What to work on: No images are to be carried over; print all other material exactly as it stands.

Data section:
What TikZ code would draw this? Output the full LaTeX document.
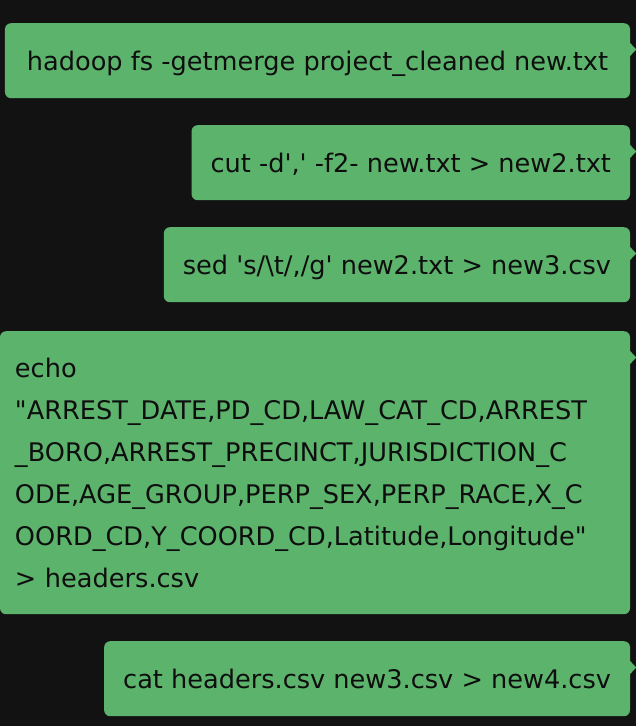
\documentclass[tikz,border=0pt]{standalone}
\usepackage{fontspec}
\usepackage{tikz}
\newfontfamily\bubbleFont{DejaVu Sans}
\definecolor{backgroundColor}{RGB}{18,18,18}
\definecolor{bubbleColor}{RGB}{92,180,108}
\definecolor{bubbleTextColor}{RGB}{14,14,14}
\tikzstyle{screen} = [x = 1pt, y = -1pt]
\tikzstyle{bubbleStyle} = [fill=bubbleColor, rounded corners = 6pt, anchor = north east, minimum height = 75pt, inner xsep = 19pt, inner ysep = 0pt, text = bubbleTextColor, font = {\bubbleFont\fontsize{25.6pt}{42pt}\selectfont}]
\tikzstyle{singleLine} = [bubbleStyle, text height = 20pt, text depth = 0pt]
\tikzstyle{tailStyle} = [fill=bubbleColor]
\newcommand{\bubbleRight}{630}
\newcommand{\bubbleTail}[1]{\fill [tailStyle] ([xshift=-1pt, yshift=-19pt]#1.north east) -- +(7, 7.5) -- +(0, 15) -- cycle;}

\begin{document}
\begin{tikzpicture}[screen]
        \fill [backgroundColor] (0, 0) rectangle (636, 726);

        \node [singleLine, minimum width = 625pt] (getmerge) at (\bubbleRight, 23) {hadoop fs -getmerge project\_cleaned new.txt};
        \bubbleTail{getmerge}

        \node [singleLine, minimum width = 437pt] (cutColumn) at (\bubbleRight, 125) {cut -d',' -f2- new.txt > new2.txt};
        \bubbleTail{cutColumn}

        \node [singleLine, minimum width = 461pt] (sedTabs) at (\bubbleRight, 227) {sed 's/\textbackslash t/,/g' new2.txt > new3.csv};
        \bubbleTail{sedTabs}

        \node [bubbleStyle, minimum height = 283pt, text width = 600pt, align = left, inner xsep = 15pt] (echoHeaders) at (\bubbleRight, 331) {echo\\
          "ARREST\_DATE,PD\_CD,LAW\_CAT\_CD,ARREST\\
          \_BORO,ARREST\_PRECINCT,JURISDICTION\_C\\
          ODE,AGE\_GROUP,PERP\_SEX,PERP\_RACE,X\_C\\
          OORD\_CD,Y\_COORD\_CD,Latitude,Longitude"\\
          > headers.csv};
        \bubbleTail{echoHeaders}

        \node [singleLine, minimum width = 522pt] (catFiles) at (\bubbleRight, 641) {cat headers.csv new3.csv > new4.csv};
        \bubbleTail{catFiles}
      \end{tikzpicture}
\end{document}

Exercise result:
What TikZ code would draw this? Output the full LaTeX document.
\documentclass[tikz,border=0pt]{standalone}
\usepackage{fontspec}
\usepackage{tikz}
\newfontfamily\bubbleFont{DejaVu Sans}
\definecolor{backgroundColor}{RGB}{18,18,18}
\definecolor{bubbleColor}{RGB}{92,180,108}
\definecolor{bubbleTextColor}{RGB}{14,14,14}
\tikzstyle{screen} = [x = 1pt, y = -1pt]
\tikzstyle{bubbleStyle} = [fill=bubbleColor, rounded corners = 6pt, anchor = north east, minimum height = 75pt, inner xsep = 19pt, inner ysep = 0pt, text = bubbleTextColor, font = {\bubbleFont\fontsize{25.6pt}{42pt}\selectfont}]
\tikzstyle{singleLine} = [bubbleStyle, text height = 20pt, text depth = 0pt]
\tikzstyle{tailStyle} = [fill=bubbleColor]
\newcommand{\bubbleRight}{630}
\newcommand{\bubbleTail}[1]{\fill [tailStyle] ([xshift=-1pt, yshift=-19pt]#1.north east) -- +(7, 7.5) -- +(0, 15) -- cycle;}

\begin{document}
\begin{tikzpicture}[screen]
        \fill [backgroundColor] (0, 0) rectangle (636, 726);

        \node [singleLine, minimum width = 625pt] (getmerge) at (\bubbleRight, 23) {hadoop fs -getmerge project\_cleaned new.txt};
        \bubbleTail{getmerge}

        \node [singleLine, minimum width = 437pt] (cutColumn) at (\bubbleRight, 125) {cut -d',' -f2- new.txt > new2.txt};
        \bubbleTail{cutColumn}

        \node [singleLine, minimum width = 461pt] (sedTabs) at (\bubbleRight, 227) {sed 's/\textbackslash t/,/g' new2.txt > new3.csv};
        \bubbleTail{sedTabs}

        \node [bubbleStyle, minimum height = 283pt, text width = 600pt, align = left, inner xsep = 15pt] (echoHeaders) at (\bubbleRight, 331) {echo\\
          "ARREST\_DATE,PD\_CD,LAW\_CAT\_CD,ARREST\\
          \_BORO,ARREST\_PRECINCT,JURISDICTION\_C\\
          ODE,AGE\_GROUP,PERP\_SEX,PERP\_RACE,X\_C\\
          OORD\_CD,Y\_COORD\_CD,Latitude,Longitude"\\
          > headers.csv};
        \bubbleTail{echoHeaders}

        \node [singleLine, minimum width = 522pt] (catFiles) at (\bubbleRight, 641) {cat headers.csv new3.csv > new4.csv};
        \bubbleTail{catFiles}
      \end{tikzpicture}
\end{document}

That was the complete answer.